- **Work to be completed**: Each record below is to be reproduced without any change.

Charts and diagrams as code
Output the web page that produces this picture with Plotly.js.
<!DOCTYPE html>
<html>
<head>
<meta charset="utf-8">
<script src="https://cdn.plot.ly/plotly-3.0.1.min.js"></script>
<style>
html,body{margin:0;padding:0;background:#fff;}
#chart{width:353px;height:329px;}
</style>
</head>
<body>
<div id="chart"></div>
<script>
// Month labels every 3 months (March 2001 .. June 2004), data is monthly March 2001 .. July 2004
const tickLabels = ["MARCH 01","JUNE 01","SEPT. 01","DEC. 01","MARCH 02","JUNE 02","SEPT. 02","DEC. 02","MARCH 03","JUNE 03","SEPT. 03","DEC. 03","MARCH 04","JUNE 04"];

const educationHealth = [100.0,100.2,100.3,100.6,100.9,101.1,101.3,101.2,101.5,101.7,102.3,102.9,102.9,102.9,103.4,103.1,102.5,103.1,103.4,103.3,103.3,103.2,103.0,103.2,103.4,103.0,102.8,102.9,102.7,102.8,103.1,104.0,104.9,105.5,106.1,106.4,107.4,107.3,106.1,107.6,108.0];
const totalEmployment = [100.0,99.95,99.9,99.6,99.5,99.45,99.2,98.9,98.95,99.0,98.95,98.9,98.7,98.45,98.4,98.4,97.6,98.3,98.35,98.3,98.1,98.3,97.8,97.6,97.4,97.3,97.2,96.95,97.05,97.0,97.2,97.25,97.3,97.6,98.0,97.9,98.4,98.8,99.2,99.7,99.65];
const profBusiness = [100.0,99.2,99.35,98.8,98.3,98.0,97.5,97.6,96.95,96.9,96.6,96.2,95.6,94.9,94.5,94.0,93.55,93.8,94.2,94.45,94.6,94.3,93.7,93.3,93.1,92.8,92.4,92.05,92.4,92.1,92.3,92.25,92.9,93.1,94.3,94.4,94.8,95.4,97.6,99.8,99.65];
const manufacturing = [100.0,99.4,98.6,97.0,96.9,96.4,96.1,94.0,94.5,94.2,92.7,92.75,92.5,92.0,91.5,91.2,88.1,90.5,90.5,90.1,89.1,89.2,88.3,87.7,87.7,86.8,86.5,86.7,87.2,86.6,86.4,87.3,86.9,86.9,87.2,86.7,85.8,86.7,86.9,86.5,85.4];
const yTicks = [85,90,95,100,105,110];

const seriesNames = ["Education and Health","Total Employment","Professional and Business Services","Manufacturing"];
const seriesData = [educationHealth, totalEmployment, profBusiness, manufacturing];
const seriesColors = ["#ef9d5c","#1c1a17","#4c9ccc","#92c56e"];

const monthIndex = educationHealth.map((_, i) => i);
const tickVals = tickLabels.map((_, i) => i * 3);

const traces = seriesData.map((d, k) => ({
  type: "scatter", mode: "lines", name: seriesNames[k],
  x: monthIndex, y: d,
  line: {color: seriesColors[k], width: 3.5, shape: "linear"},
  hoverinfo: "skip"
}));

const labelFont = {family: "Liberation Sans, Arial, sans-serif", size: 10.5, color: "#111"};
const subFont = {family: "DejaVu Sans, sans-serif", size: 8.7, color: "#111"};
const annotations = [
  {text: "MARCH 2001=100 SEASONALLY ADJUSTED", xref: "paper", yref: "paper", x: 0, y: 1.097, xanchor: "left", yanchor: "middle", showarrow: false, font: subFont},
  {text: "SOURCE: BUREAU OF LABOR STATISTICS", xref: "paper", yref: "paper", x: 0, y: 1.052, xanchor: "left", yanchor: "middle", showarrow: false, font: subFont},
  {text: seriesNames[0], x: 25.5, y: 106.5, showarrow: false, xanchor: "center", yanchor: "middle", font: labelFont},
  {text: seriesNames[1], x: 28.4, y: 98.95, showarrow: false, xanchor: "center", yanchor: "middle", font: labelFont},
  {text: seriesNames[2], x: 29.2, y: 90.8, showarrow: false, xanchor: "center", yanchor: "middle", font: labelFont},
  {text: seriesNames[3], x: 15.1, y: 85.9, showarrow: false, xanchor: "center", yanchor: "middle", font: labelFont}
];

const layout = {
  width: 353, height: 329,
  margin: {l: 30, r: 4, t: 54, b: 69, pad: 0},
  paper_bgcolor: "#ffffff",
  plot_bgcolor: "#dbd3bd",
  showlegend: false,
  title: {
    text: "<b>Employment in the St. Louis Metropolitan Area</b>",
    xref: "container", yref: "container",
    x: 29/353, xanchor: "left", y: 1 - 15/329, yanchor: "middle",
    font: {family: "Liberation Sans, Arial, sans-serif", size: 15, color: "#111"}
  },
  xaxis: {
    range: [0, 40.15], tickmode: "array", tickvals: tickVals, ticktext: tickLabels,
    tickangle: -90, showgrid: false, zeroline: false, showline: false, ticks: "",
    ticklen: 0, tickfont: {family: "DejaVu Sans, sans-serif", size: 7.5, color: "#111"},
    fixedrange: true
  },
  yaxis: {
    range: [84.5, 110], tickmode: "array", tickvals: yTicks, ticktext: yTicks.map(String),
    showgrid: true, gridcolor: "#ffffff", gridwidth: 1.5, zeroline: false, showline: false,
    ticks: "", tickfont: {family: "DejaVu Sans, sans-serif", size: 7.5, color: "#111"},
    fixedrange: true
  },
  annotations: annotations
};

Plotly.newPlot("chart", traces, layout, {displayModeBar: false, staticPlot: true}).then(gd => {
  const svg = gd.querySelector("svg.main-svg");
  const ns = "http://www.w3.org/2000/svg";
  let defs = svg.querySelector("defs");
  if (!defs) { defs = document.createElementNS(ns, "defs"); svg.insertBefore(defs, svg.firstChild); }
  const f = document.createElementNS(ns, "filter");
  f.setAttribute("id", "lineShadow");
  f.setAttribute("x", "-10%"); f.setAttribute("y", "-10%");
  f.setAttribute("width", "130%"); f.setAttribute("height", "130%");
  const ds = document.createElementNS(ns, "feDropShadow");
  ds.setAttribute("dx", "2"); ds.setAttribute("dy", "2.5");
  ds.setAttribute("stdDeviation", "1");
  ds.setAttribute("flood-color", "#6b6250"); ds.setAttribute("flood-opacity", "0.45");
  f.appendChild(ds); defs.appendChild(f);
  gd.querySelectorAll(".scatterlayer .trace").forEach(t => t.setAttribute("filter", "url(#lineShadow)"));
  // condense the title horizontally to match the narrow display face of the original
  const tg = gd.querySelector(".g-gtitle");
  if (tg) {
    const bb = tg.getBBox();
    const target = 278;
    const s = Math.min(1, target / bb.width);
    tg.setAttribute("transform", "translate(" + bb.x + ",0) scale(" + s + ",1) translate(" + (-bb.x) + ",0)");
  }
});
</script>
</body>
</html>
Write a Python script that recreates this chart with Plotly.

- **Written reply**:
Output the web page that produces this picture with Plotly.js.
<!DOCTYPE html>
<html>
<head>
<meta charset="utf-8">
<script src="https://cdn.plot.ly/plotly-3.0.1.min.js"></script>
<style>
html,body{margin:0;padding:0;background:#fff;}
#chart{width:353px;height:329px;}
</style>
</head>
<body>
<div id="chart"></div>
<script>
// Month labels every 3 months (March 2001 .. June 2004), data is monthly March 2001 .. July 2004
const tickLabels = ["MARCH 01","JUNE 01","SEPT. 01","DEC. 01","MARCH 02","JUNE 02","SEPT. 02","DEC. 02","MARCH 03","JUNE 03","SEPT. 03","DEC. 03","MARCH 04","JUNE 04"];

const educationHealth = [100.0,100.2,100.3,100.6,100.9,101.1,101.3,101.2,101.5,101.7,102.3,102.9,102.9,102.9,103.4,103.1,102.5,103.1,103.4,103.3,103.3,103.2,103.0,103.2,103.4,103.0,102.8,102.9,102.7,102.8,103.1,104.0,104.9,105.5,106.1,106.4,107.4,107.3,106.1,107.6,108.0];
const totalEmployment = [100.0,99.95,99.9,99.6,99.5,99.45,99.2,98.9,98.95,99.0,98.95,98.9,98.7,98.45,98.4,98.4,97.6,98.3,98.35,98.3,98.1,98.3,97.8,97.6,97.4,97.3,97.2,96.95,97.05,97.0,97.2,97.25,97.3,97.6,98.0,97.9,98.4,98.8,99.2,99.7,99.65];
const profBusiness = [100.0,99.2,99.35,98.8,98.3,98.0,97.5,97.6,96.95,96.9,96.6,96.2,95.6,94.9,94.5,94.0,93.55,93.8,94.2,94.45,94.6,94.3,93.7,93.3,93.1,92.8,92.4,92.05,92.4,92.1,92.3,92.25,92.9,93.1,94.3,94.4,94.8,95.4,97.6,99.8,99.65];
const manufacturing = [100.0,99.4,98.6,97.0,96.9,96.4,96.1,94.0,94.5,94.2,92.7,92.75,92.5,92.0,91.5,91.2,88.1,90.5,90.5,90.1,89.1,89.2,88.3,87.7,87.7,86.8,86.5,86.7,87.2,86.6,86.4,87.3,86.9,86.9,87.2,86.7,85.8,86.7,86.9,86.5,85.4];
const yTicks = [85,90,95,100,105,110];

const seriesNames = ["Education and Health","Total Employment","Professional and Business Services","Manufacturing"];
const seriesData = [educationHealth, totalEmployment, profBusiness, manufacturing];
const seriesColors = ["#ef9d5c","#1c1a17","#4c9ccc","#92c56e"];

const monthIndex = educationHealth.map((_, i) => i);
const tickVals = tickLabels.map((_, i) => i * 3);

const traces = seriesData.map((d, k) => ({
  type: "scatter", mode: "lines", name: seriesNames[k],
  x: monthIndex, y: d,
  line: {color: seriesColors[k], width: 3.5, shape: "linear"},
  hoverinfo: "skip"
}));

const labelFont = {family: "Liberation Sans, Arial, sans-serif", size: 10.5, color: "#111"};
const subFont = {family: "DejaVu Sans, sans-serif", size: 8.7, color: "#111"};
const annotations = [
  {text: "MARCH 2001=100 SEASONALLY ADJUSTED", xref: "paper", yref: "paper", x: 0, y: 1.097, xanchor: "left", yanchor: "middle", showarrow: false, font: subFont},
  {text: "SOURCE: BUREAU OF LABOR STATISTICS", xref: "paper", yref: "paper", x: 0, y: 1.052, xanchor: "left", yanchor: "middle", showarrow: false, font: subFont},
  {text: seriesNames[0], x: 25.5, y: 106.5, showarrow: false, xanchor: "center", yanchor: "middle", font: labelFont},
  {text: seriesNames[1], x: 28.4, y: 98.95, showarrow: false, xanchor: "center", yanchor: "middle", font: labelFont},
  {text: seriesNames[2], x: 29.2, y: 90.8, showarrow: false, xanchor: "center", yanchor: "middle", font: labelFont},
  {text: seriesNames[3], x: 15.1, y: 85.9, showarrow: false, xanchor: "center", yanchor: "middle", font: labelFont}
];

const layout = {
  width: 353, height: 329,
  margin: {l: 30, r: 4, t: 54, b: 69, pad: 0},
  paper_bgcolor: "#ffffff",
  plot_bgcolor: "#dbd3bd",
  showlegend: false,
  title: {
    text: "<b>Employment in the St. Louis Metropolitan Area</b>",
    xref: "container", yref: "container",
    x: 29/353, xanchor: "left", y: 1 - 15/329, yanchor: "middle",
    font: {family: "Liberation Sans, Arial, sans-serif", size: 15, color: "#111"}
  },
  xaxis: {
    range: [0, 40.15], tickmode: "array", tickvals: tickVals, ticktext: tickLabels,
    tickangle: -90, showgrid: false, zeroline: false, showline: false, ticks: "",
    ticklen: 0, tickfont: {family: "DejaVu Sans, sans-serif", size: 7.5, color: "#111"},
    fixedrange: true
  },
  yaxis: {
    range: [84.5, 110], tickmode: "array", tickvals: yTicks, ticktext: yTicks.map(String),
    showgrid: true, gridcolor: "#ffffff", gridwidth: 1.5, zeroline: false, showline: false,
    ticks: "", tickfont: {family: "DejaVu Sans, sans-serif", size: 7.5, color: "#111"},
    fixedrange: true
  },
  annotations: annotations
};

Plotly.newPlot("chart", traces, layout, {displayModeBar: false, staticPlot: true}).then(gd => {
  const svg = gd.querySelector("svg.main-svg");
  const ns = "http://www.w3.org/2000/svg";
  let defs = svg.querySelector("defs");
  if (!defs) { defs = document.createElementNS(ns, "defs"); svg.insertBefore(defs, svg.firstChild); }
  const f = document.createElementNS(ns, "filter");
  f.setAttribute("id", "lineShadow");
  f.setAttribute("x", "-10%"); f.setAttribute("y", "-10%");
  f.setAttribute("width", "130%"); f.setAttribute("height", "130%");
  const ds = document.createElementNS(ns, "feDropShadow");
  ds.setAttribute("dx", "2"); ds.setAttribute("dy", "2.5");
  ds.setAttribute("stdDeviation", "1");
  ds.setAttribute("flood-color", "#6b6250"); ds.setAttribute("flood-opacity", "0.45");
  f.appendChild(ds); defs.appendChild(f);
  gd.querySelectorAll(".scatterlayer .trace").forEach(t => t.setAttribute("filter", "url(#lineShadow)"));
  // condense the title horizontally to match the narrow display face of the original
  const tg = gd.querySelector(".g-gtitle");
  if (tg) {
    const bb = tg.getBBox();
    const target = 278;
    const s = Math.min(1, target / bb.width);
    tg.setAttribute("transform", "translate(" + bb.x + ",0) scale(" + s + ",1) translate(" + (-bb.x) + ",0)");
  }
});
</script>
</body>
</html>
Write a Python script that recreates this chart with Plotly.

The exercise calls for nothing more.